— Не находите ли вы, что акушерство — самая неприятная отрасль нашей профессии? — спросил Фостер после паузы.
— Мой дорогой друг, именно нежелание быть акушером и заставило меня сделаться психиатром.
— Да, многие поступают подобно вам. Когда я был студентом, я был очень застенчивым юношей и знаю, что это значит.
— Действительно, застенчивость — серьезное препятствие для начинающего врача, — сказал психиатр.
— Совершенно верно; а между тем многие не понимают этого. Возьмите какого-нибудь бедного, неопытного молодого врача, который только что начинает практиковать в незнакомом городе. Может быть, до сих пор ему не приходилось говорить с женщинами ни о чем, кроме лаун-тенниса и церковной службы. Когда молодой человек застенчив, он застенчивее всякой девушки. И вот к нему является какая-нибудь встревоженная маменька и начинает советоваться о самых интимных семейных делах… — «Никогда больше не пойду к этому доктору, — думает она, возвращаясь домой. — Это такой черствый и несимпатичный молодой человек!» Несимпатичный! Бедный малый просто был сконфужен до того, что почти потерял способность речи. Я знал молодых врачей, до того застенчивых, что на улице они не решались спросить дорогу у незнакомого. Представьте себе, что должен испытать чувствительный человек, прежде чем он свыкнется со своей профессией. Кроме того, застенчивость так легко передается другим, что если доктор не будет носить маску бесстрастия на своем лице, то все больные разбегутся от него. Поэтому-то доктора стараются усвоить себе холодное бесстрастное выражение лица, которое попутно, может быть, создает им репутацию холодных, бесчувственных людей. Я думаю, что вряд ли что может подействовать на ваши нервы, Мэнсон.

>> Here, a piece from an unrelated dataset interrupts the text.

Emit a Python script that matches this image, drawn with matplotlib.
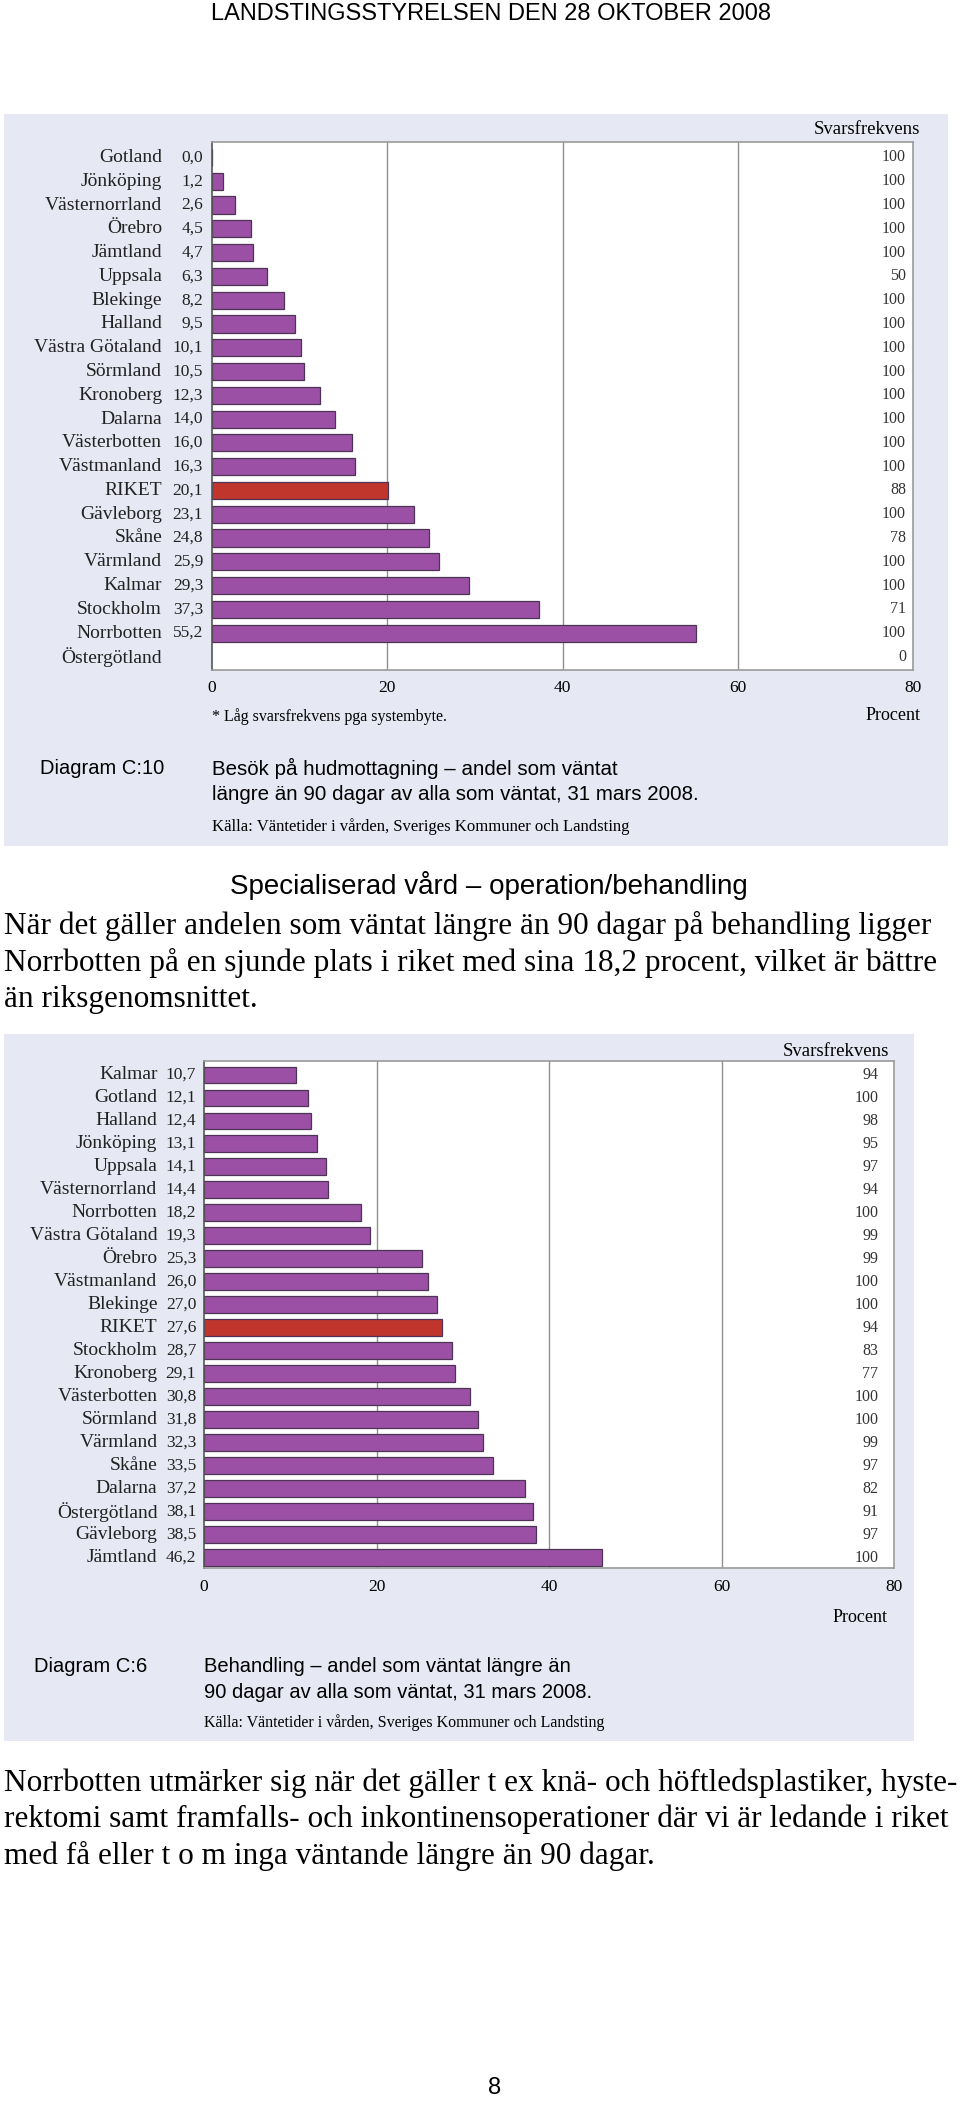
import matplotlib
matplotlib.use("Agg")
import matplotlib.pyplot as plt
from matplotlib.patches import Rectangle

W, H = 960, 2105

# --- data, diagram C:10 (hudmottagning) ---
regions1 = ["Gotland", "Jönköping", "Västernorrland", "Örebro", "Jämtland", "Uppsala",
            "Blekinge", "Halland", "Västra Götaland", "Sörmland", "Kronoberg", "Dalarna",
            "Västerbotten", "Västmanland", "RIKET", "Gävleborg", "Skåne", "Värmland",
            "Kalmar", "Stockholm", "Norrbotten", "Östergötland"]
values1 = [0.0, 1.2, 2.6, 4.5, 4.7, 6.3, 8.2, 9.5, 10.1, 10.5, 12.3, 14.0,
           16.0, 16.3, 20.1, 23.1, 24.8, 25.9, 29.3, 37.3, 55.2, None]
svar1 = [100, 100, 100, 100, 100, 50, 100, 100, 100, 100, 100, 100,
         100, 100, 88, 100, 78, 100, 100, 71, 100, 0]

# --- data, diagram C:6 (behandling) ---
regions2 = ["Kalmar", "Gotland", "Halland", "Jönköping", "Uppsala", "Västernorrland",
            "Norrbotten", "Västra Götaland", "Örebro", "Västmanland", "Blekinge", "RIKET",
            "Stockholm", "Kronoberg", "Västerbotten", "Sörmland", "Värmland", "Skåne",
            "Dalarna", "Östergötland", "Gävleborg", "Jämtland"]
values2 = [10.7, 12.1, 12.4, 13.1, 14.1, 14.4, 18.2, 19.3, 25.3, 26.0, 27.0, 27.6,
           28.7, 29.1, 30.8, 31.8, 32.3, 33.5, 37.2, 38.1, 38.5, 46.2]
svar2 = [94, 100, 98, 95, 97, 94, 100, 99, 99, 100, 100, 94,
         83, 77, 100, 100, 99, 97, 82, 91, 97, 100]

xticks = [0, 20, 40, 60, 80]

PANEL = "#e6e8f3"
PURPLE = "#9b50a6"
RED = "#c0362c"
EDGE = "#4e3454"
SERIF = ["Liberation Serif", "DejaVu Serif"]
SANS = ["Liberation Sans", "DejaVu Sans"]
NARROW = ["Liberation Sans Narrow", "Liberation Sans", "DejaVu Sans"]

fig = plt.figure(figsize=(W / 100, H / 100), dpi=100)
fig.patch.set_facecolor("white")


def fx(x):
    return x / W


def fy(y):
    return 1 - y / H


def ftext(x, y, s, **kw):
    fig.text(fx(x), fy(y), s, va="center", **kw)


def panel(x0, y0, x1, y1):
    fig.add_artist(Rectangle((fx(x0), fy(y1)), fx(x1 - x0), (y1 - y0) / H,
                             transform=fig.transFigure, facecolor=PANEL,
                             edgecolor="none", zorder=0))


def barchart(box, regions, values, svar, ylim, lab_x, val_x, svar_x, tick_pad):
    left, top, right, bottom = box
    ax = fig.add_axes([fx(left), fy(bottom), fx(right - left), (bottom - top) / H])
    ax.set_facecolor("white")
    ax.set_xlim(0, 80)
    ax.set_ylim(*ylim)
    ax.set_yticks([])
    ax.set_xticks(xticks)
    ax.set_xticklabels([str(t) for t in xticks], family=SERIF, fontsize=12.5)
    ax.tick_params(axis="x", length=0, pad=tick_pad)
    for t in [20, 40, 60]:
        ax.axvline(t, color="#8f8f8f", lw=1.0, zorder=1)
    for s in ax.spines.values():
        s.set_color("#9a9a9a")
        s.set_linewidth(1.2)
    ax.spines["left"].set_color("#555555")
    for i, (r, v, sv) in enumerate(zip(regions, values, svar)):
        if v is not None:
            ax.barh(i, v, height=0.72, color=RED if r == "RIKET" else PURPLE,
                    edgecolor=EDGE, linewidth=0.9, zorder=2)
            ax.text(val_x, i, f"{v:.1f}".replace(".", ","), ha="right", va="center",
                    family=SERIF, fontsize=12.5, color="#222222", clip_on=False)
        ax.text(lab_x, i, r, ha="right", va="center", family=SERIF,
                fontsize=14, color="#222222", clip_on=False)
        ax.text(svar_x, i, str(sv), ha="right", va="center", family=SERIF,
                fontsize=11.5, color="#333333", clip_on=False)
    return ax


# header
ftext(491, 14, "LANDSTINGSSTYRELSEN DEN 28 OKTOBER 2008", ha="center",
      family=NARROW, fontsize=17)

# ---------- diagram C:10 ----------
panel(4, 114, 948, 846)
barchart((212, 142, 913, 670), regions1, values1, svar1, (21.55, -0.65),
         -5.7, -1.0, 79.2, 7)
ftext(920, 130, "Svarsfrekvens", ha="right", family=SERIF, fontsize=13.5)
ftext(212, 717, "* Låg svarsfrekvens pga systembyte.", ha="left", family=SERIF, fontsize=11.5)
ftext(921, 716, "Procent", ha="right", family=SERIF, fontsize=13)
ftext(40, 768, "Diagram C:10", ha="left", family=SANS, fontsize=14.5)
ftext(212, 768, "Besök på hudmottagning – andel som väntat", ha="left", family=SANS, fontsize=14.8)
ftext(212, 795, "längre än 90 dagar av alla som väntat, 31 mars 2008.", ha="left",
      family=SANS, fontsize=14.8)
ftext(212, 827, "Källa: Väntetider i vården, Sveriges Kommuner och Landsting", ha="left",
      family=SERIF, fontsize=12)

# ---------- text between ----------
ftext(489, 885, "Specialiserad vård – operation/behandling", ha="center",
      family=SANS, fontsize=20)
para1 = ["När det gäller andelen som väntat längre än 90 dagar på behandling ligger",
         "Norrbotten på en sjunde plats i riket med sina 18,2 procent, vilket är bättre",
         "än riksgenomsnittet."]
for k, line in enumerate(para1):
    ftext(4, 926 + k * 36.5, line, ha="left", family=SERIF, fontsize=22.5)

# ---------- diagram C:6 ----------
panel(4, 1034, 914, 1741)
barchart((204, 1061, 894, 1568), regions2, values2, svar2, (21.45, -0.6),
         -5.4, -0.9, 78.2, 8)
ftext(889, 1051, "Svarsfrekvens", ha="right", family=SERIF, fontsize=13.5)
ftext(888, 1617, "Procent", ha="right", family=SERIF, fontsize=13)
ftext(34, 1666, "Diagram C:6", ha="left", family=SANS, fontsize=14.5)
ftext(204, 1666, "Behandling – andel som väntat längre än", ha="left", family=SANS, fontsize=14.5)
ftext(204, 1693, "90 dagar av alla som väntat, 31 mars 2008.", ha="left",
      family=SANS, fontsize=14.5)
ftext(204, 1723, "Källa: Väntetider i vården, Sveriges Kommuner och Landsting", ha="left",
      family=SERIF, fontsize=11.5)

para2 = ["Norrbotten utmärker sig när det gäller t ex knä- och höftledsplastiker, hyste-",
         "rektomi samt framfalls- och inkontinensoperationer där vi är ledande i riket",
         "med få eller t o m inga väntande längre än 90 dagar."]
for k, line in enumerate(para2):
    ftext(4, 1783 + k * 36.5, line, ha="left", family=SERIF, fontsize=22.5)

ftext(495, 2088, "8", ha="center", family=NARROW, fontsize=17)

fig.savefig("out.png", dpi=100, facecolor="white")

— Знаете, когда человеку долгие годы приходится иметь дело с сумасшедшими, среди которых есть немалое количество убийц, его нервы или становятся крепкими, как веревки, или окончательно расшатываются. Мои нервы пока в превосходном состоянии.
— Один раз я серьезно испугался, — сказал хирург. — Однажды ночью меня пригласили к одним очень бедным людям; из немногих слов я понял, что у них болен ребенок. Когда я вошел к ним в комнату, я увидел в углу маленькую люльку. Взяв в руки лампу, я подошел к люльке и, откинув занавески, посмотрел на ребенка. Уверяю вас, что это было сущее счастье, что я не уронил лампу и не спалил весь дом. Когда лампа осветила люльку, голова ребенка, лежавшая на подушке, повернулась ко мне и я увидел лицо, на котором было выражение такой злобы и ненависти, что даже в кошмаре мне никогда не снилось подобного. На его щеках были красные пятна, а в мутных глазах страшная ненависть ко мне и ко всему существующему. Я никогда не забуду, как я вздрогнул, когда вместо полненького личика ребенка я увидел в люльке эту страшную физиономию. Я увел мать в соседнюю комнату и спросил у нее, кто это. «Шестнадцатилетняя девушка, — сказала она и затем, ломая руки, прибавила: — О, если бы Бог прибрал ее!» У этой несчастной, несмотря на то, что она провела в этой маленькой люльке всю свою жизнь, были длинные тонкие члены, которые она поджимала под себя. Я потерял ее из вида и не знаю, что сделалось с нею, но я никогда не забуду ее взгляда.